>>>

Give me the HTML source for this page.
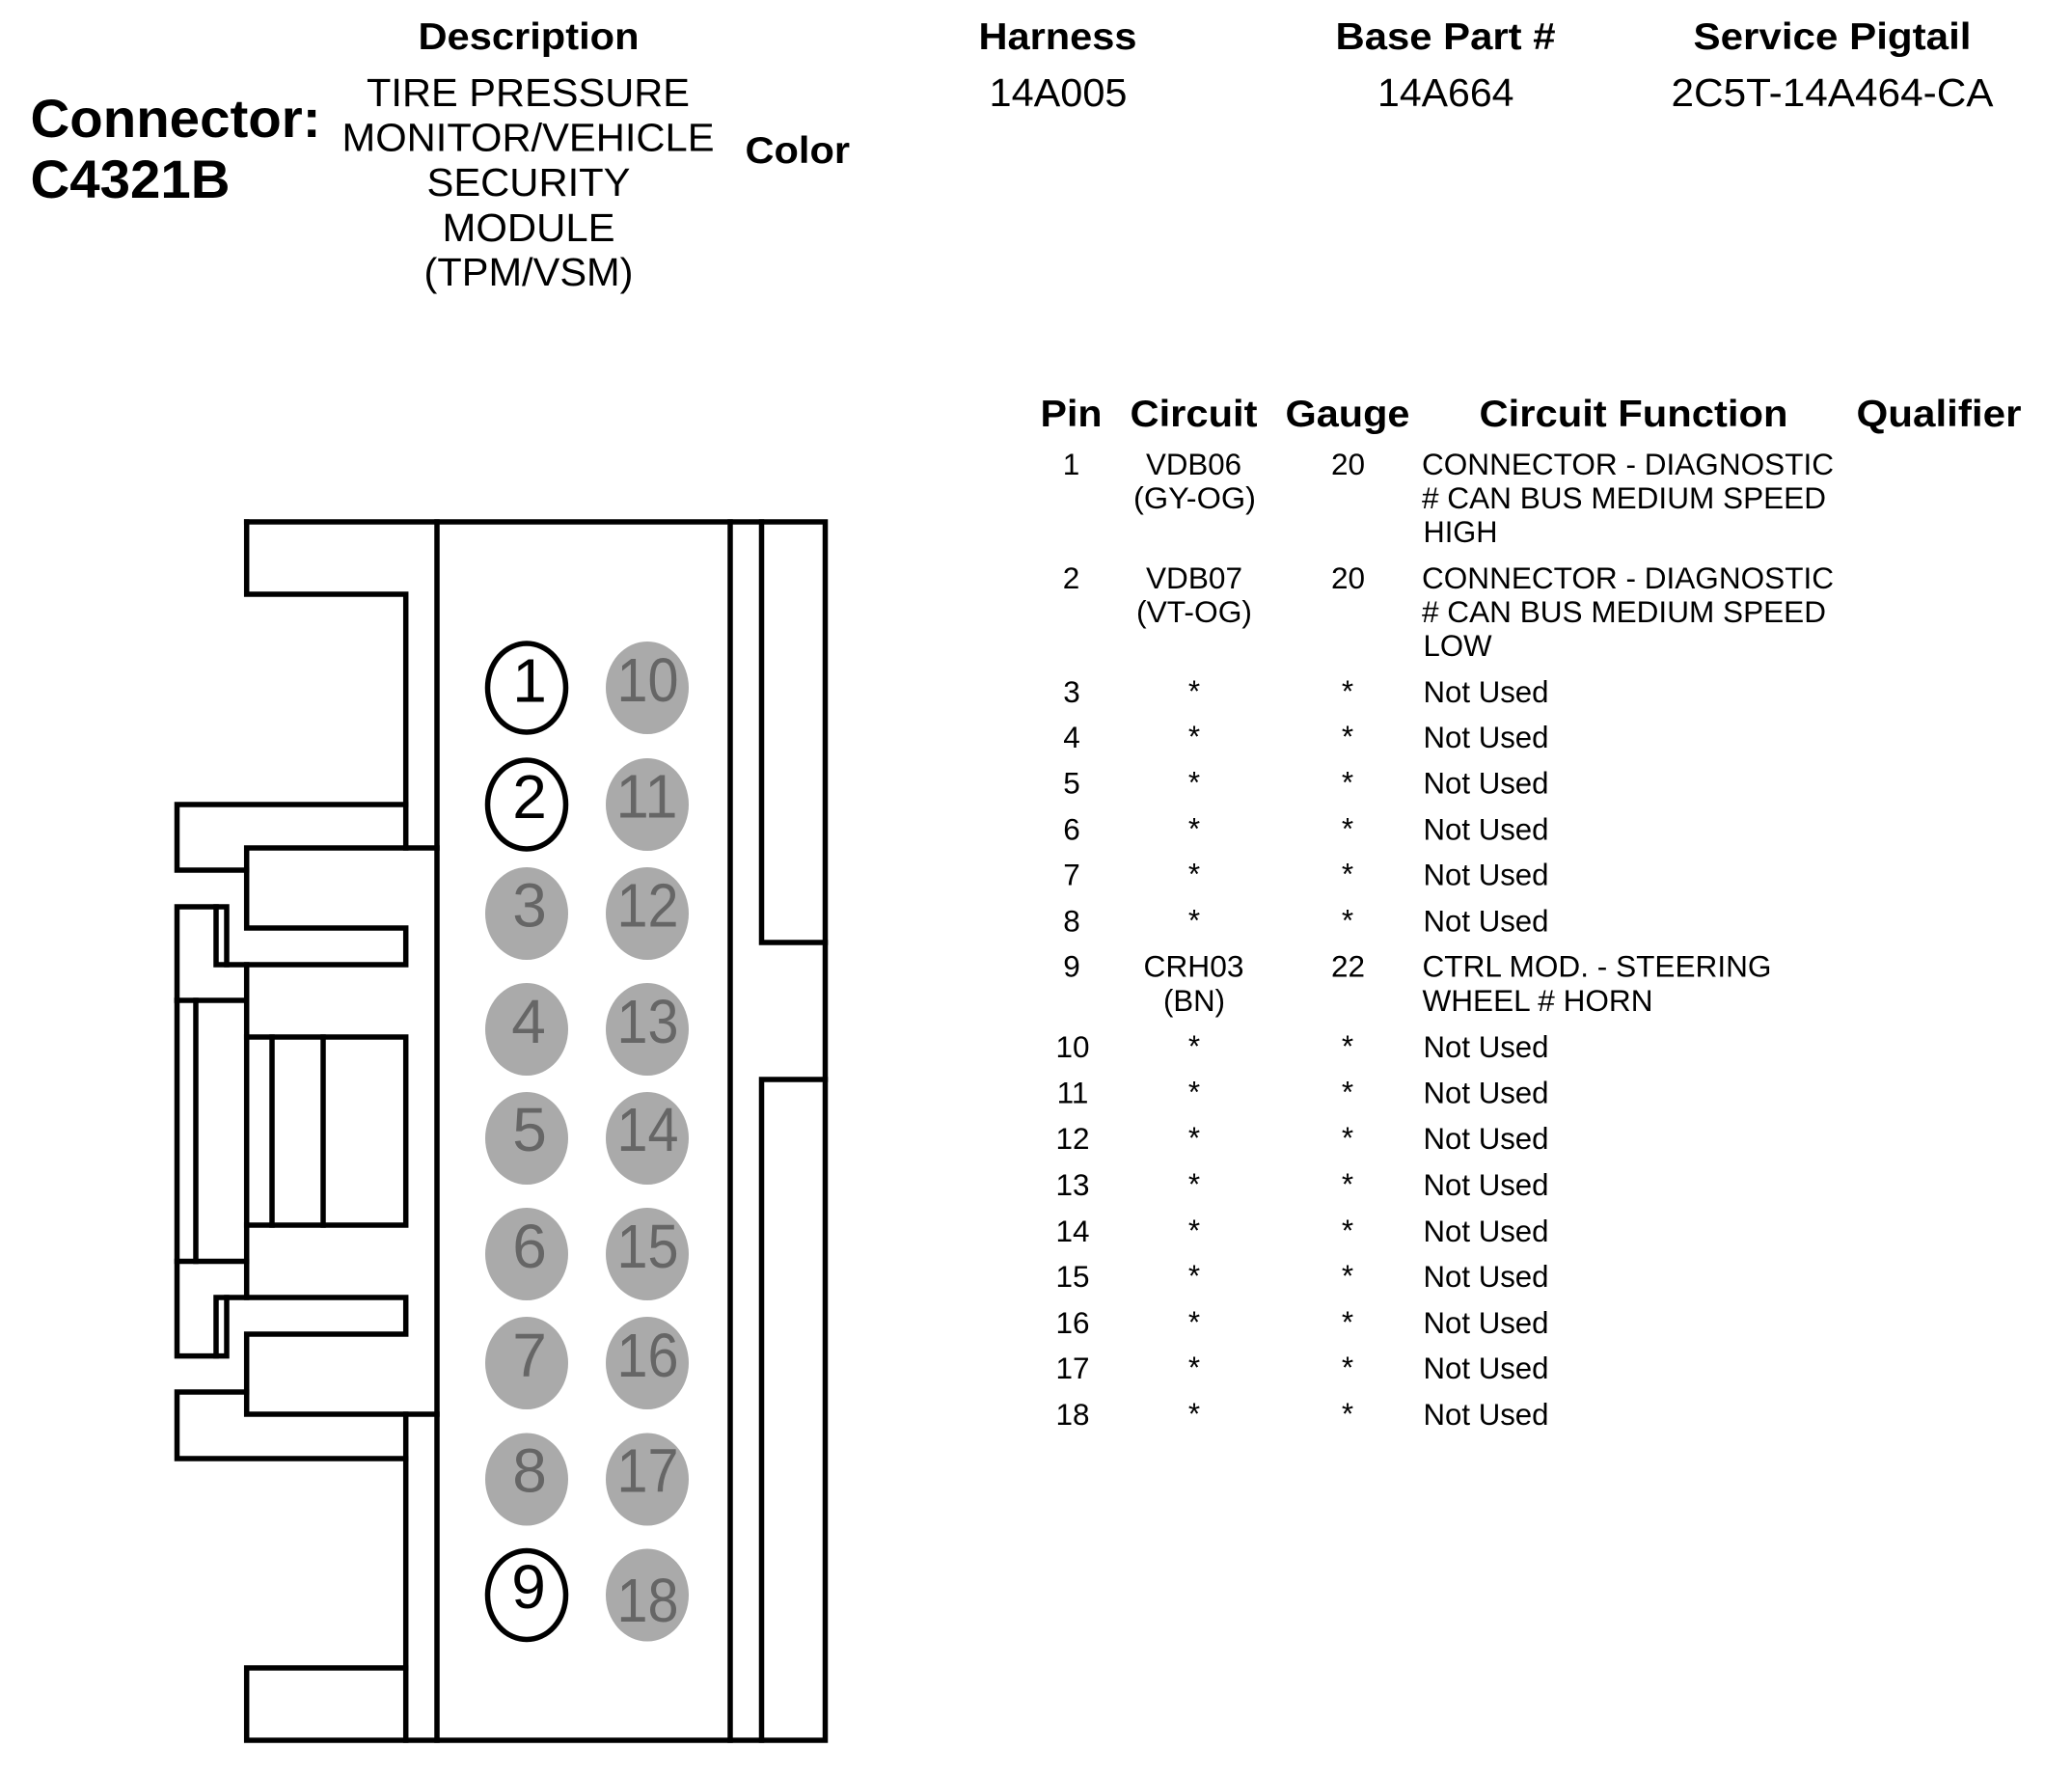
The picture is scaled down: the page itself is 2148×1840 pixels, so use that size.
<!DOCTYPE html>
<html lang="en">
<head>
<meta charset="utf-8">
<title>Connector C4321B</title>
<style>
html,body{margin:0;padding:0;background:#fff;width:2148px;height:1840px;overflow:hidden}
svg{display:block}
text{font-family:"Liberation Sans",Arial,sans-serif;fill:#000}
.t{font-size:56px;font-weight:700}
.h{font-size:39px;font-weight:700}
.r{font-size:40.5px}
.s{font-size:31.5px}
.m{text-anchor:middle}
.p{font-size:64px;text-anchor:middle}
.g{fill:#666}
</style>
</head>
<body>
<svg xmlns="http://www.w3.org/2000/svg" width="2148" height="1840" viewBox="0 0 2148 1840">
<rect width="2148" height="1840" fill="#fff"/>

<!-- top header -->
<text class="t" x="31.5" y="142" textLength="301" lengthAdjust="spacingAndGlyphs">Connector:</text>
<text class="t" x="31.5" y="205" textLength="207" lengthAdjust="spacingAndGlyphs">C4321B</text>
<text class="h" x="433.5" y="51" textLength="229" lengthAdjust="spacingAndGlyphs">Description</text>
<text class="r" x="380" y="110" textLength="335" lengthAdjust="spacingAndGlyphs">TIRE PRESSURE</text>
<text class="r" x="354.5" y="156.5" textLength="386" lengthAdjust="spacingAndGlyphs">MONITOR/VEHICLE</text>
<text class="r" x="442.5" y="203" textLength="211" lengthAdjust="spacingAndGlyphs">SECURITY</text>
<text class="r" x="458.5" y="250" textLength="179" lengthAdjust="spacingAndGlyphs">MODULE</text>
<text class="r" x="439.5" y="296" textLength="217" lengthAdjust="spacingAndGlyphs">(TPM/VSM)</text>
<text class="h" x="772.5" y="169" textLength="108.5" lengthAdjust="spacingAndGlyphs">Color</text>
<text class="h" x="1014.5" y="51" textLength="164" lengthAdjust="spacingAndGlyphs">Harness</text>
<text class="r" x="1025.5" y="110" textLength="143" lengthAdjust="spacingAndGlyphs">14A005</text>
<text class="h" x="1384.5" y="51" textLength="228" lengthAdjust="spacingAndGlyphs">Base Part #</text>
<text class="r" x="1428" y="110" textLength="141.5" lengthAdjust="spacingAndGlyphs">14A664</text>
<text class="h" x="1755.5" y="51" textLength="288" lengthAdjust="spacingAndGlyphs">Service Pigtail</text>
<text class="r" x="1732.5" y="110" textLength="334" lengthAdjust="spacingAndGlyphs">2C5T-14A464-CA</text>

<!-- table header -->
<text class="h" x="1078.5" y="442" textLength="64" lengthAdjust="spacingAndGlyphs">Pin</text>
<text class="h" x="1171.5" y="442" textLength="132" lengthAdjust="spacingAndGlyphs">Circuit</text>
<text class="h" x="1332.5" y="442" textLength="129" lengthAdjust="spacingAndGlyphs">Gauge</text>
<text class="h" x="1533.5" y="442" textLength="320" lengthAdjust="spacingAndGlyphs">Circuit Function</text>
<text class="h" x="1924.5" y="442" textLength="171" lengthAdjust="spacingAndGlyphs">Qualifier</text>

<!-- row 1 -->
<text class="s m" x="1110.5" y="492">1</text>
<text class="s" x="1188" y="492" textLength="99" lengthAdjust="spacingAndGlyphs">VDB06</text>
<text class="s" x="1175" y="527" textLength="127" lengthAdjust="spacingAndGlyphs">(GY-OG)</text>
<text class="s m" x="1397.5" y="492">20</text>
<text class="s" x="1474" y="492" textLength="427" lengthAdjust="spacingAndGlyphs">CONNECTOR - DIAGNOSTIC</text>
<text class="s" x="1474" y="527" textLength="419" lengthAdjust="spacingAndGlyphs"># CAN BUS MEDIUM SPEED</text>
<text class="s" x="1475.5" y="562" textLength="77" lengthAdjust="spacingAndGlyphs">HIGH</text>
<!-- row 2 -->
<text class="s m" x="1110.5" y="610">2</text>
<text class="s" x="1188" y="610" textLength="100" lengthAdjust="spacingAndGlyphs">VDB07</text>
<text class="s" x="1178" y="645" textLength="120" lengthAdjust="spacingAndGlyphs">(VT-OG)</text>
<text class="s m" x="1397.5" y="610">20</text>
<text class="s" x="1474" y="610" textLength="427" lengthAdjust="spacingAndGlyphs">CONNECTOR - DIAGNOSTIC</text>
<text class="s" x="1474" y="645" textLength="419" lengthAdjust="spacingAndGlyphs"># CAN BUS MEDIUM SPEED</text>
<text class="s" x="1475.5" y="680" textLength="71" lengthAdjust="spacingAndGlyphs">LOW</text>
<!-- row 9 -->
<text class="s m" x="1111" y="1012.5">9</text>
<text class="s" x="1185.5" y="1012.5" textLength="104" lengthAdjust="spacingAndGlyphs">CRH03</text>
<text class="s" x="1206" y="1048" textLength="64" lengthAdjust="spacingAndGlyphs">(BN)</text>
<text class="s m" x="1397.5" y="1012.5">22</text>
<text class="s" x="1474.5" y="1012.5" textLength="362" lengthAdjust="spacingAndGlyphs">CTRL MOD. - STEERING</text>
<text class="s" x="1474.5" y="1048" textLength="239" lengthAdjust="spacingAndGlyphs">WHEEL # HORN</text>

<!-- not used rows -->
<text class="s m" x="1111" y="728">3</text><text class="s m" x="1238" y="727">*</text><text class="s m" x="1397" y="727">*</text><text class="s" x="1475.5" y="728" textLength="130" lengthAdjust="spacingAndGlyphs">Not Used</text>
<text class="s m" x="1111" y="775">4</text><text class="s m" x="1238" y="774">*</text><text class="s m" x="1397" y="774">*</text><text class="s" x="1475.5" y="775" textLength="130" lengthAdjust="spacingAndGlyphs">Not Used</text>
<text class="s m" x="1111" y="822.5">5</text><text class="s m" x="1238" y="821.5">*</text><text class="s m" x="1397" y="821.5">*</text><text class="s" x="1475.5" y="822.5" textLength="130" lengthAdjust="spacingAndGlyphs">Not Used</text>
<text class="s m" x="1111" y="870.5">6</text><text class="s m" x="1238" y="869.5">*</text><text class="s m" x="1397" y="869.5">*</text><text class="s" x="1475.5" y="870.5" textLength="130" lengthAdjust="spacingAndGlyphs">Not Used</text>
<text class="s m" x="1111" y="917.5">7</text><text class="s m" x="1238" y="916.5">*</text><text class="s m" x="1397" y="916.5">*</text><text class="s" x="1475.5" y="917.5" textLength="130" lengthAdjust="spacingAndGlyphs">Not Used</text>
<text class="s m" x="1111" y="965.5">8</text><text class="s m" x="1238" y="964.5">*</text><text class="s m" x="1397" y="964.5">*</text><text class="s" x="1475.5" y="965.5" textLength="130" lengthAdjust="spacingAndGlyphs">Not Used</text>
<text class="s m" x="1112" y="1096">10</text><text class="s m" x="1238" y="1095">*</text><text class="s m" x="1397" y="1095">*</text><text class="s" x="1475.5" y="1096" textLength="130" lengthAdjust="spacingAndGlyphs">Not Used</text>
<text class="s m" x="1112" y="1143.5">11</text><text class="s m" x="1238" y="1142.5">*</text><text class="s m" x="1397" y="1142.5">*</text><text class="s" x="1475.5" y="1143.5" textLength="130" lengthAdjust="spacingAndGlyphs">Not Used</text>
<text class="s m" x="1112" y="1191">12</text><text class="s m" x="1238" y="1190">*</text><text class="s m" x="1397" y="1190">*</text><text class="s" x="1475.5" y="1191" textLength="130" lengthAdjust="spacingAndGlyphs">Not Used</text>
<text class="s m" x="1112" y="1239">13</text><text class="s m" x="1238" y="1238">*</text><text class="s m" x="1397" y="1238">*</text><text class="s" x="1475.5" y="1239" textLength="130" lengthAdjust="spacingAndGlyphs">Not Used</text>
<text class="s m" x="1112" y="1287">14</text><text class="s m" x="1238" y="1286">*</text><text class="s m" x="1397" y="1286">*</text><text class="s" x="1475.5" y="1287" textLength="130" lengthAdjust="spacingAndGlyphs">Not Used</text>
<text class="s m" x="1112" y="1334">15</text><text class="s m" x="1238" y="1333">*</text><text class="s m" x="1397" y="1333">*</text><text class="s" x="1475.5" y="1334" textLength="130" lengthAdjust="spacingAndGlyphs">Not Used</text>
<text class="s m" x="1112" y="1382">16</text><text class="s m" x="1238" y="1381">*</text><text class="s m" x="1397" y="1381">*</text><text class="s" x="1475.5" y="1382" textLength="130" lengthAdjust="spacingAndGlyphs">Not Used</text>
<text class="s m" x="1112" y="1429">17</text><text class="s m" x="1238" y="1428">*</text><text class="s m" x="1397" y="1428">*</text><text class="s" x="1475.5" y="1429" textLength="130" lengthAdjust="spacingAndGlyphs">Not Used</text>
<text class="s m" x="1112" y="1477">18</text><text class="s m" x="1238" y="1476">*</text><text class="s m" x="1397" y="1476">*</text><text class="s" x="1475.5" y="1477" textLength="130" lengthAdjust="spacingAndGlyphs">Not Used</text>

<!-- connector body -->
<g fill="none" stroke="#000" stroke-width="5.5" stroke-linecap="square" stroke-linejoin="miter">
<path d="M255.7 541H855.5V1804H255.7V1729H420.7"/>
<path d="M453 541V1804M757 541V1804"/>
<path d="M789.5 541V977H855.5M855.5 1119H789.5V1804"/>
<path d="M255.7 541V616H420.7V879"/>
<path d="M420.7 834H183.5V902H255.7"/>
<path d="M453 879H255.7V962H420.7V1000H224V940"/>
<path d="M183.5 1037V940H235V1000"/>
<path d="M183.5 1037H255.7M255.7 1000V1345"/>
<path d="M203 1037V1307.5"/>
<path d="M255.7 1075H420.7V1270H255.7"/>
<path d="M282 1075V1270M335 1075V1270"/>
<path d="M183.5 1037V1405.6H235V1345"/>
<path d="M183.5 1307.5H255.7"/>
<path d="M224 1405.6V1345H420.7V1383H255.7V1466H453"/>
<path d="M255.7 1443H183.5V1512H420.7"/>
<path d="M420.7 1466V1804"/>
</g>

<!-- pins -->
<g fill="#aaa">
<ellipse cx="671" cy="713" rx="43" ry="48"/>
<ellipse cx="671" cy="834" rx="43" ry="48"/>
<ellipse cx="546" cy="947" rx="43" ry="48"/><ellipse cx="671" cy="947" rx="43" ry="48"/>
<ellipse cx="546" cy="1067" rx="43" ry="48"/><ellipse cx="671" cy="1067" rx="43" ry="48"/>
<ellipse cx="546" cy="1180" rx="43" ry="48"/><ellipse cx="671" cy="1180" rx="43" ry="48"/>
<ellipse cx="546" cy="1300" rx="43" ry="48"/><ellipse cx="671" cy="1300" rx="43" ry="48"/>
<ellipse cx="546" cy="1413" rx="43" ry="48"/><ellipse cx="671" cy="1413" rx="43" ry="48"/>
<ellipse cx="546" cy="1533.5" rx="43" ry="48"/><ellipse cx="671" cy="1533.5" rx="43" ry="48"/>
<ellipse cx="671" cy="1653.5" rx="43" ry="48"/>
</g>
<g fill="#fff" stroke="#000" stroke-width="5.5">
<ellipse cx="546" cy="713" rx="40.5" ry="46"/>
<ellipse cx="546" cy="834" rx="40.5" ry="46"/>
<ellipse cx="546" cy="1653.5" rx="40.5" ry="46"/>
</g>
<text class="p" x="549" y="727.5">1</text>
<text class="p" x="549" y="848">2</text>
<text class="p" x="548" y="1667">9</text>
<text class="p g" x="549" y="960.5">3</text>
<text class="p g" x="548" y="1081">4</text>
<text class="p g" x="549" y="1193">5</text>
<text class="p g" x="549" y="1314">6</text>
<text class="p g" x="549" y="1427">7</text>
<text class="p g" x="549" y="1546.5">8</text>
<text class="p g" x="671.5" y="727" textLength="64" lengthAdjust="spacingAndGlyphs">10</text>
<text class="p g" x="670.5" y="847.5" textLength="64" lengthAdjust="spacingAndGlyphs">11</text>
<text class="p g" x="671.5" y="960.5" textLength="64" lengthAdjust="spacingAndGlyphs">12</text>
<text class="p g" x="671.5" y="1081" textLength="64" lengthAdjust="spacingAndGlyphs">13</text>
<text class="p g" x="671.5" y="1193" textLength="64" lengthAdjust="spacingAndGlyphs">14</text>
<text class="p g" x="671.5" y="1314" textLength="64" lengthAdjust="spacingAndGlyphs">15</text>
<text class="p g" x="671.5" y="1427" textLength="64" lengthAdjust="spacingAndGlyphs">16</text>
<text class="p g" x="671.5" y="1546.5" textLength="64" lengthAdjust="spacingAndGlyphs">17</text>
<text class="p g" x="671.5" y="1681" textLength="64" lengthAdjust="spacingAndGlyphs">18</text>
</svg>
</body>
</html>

<<<

* WORK INSTRUCTIONS *
Go over the data above and copy every line that has the word "size" in it.

* OUTPUT FOR THIS TASK *
The picture is scaled down: the page itself is 2148×1840 pixels, so use that size.
.t{font-size:56px;font-weight:700}
.h{font-size:39px;font-weight:700}
.r{font-size:40.5px}
.s{font-size:31.5px}
.p{font-size:64px;text-anchor:middle}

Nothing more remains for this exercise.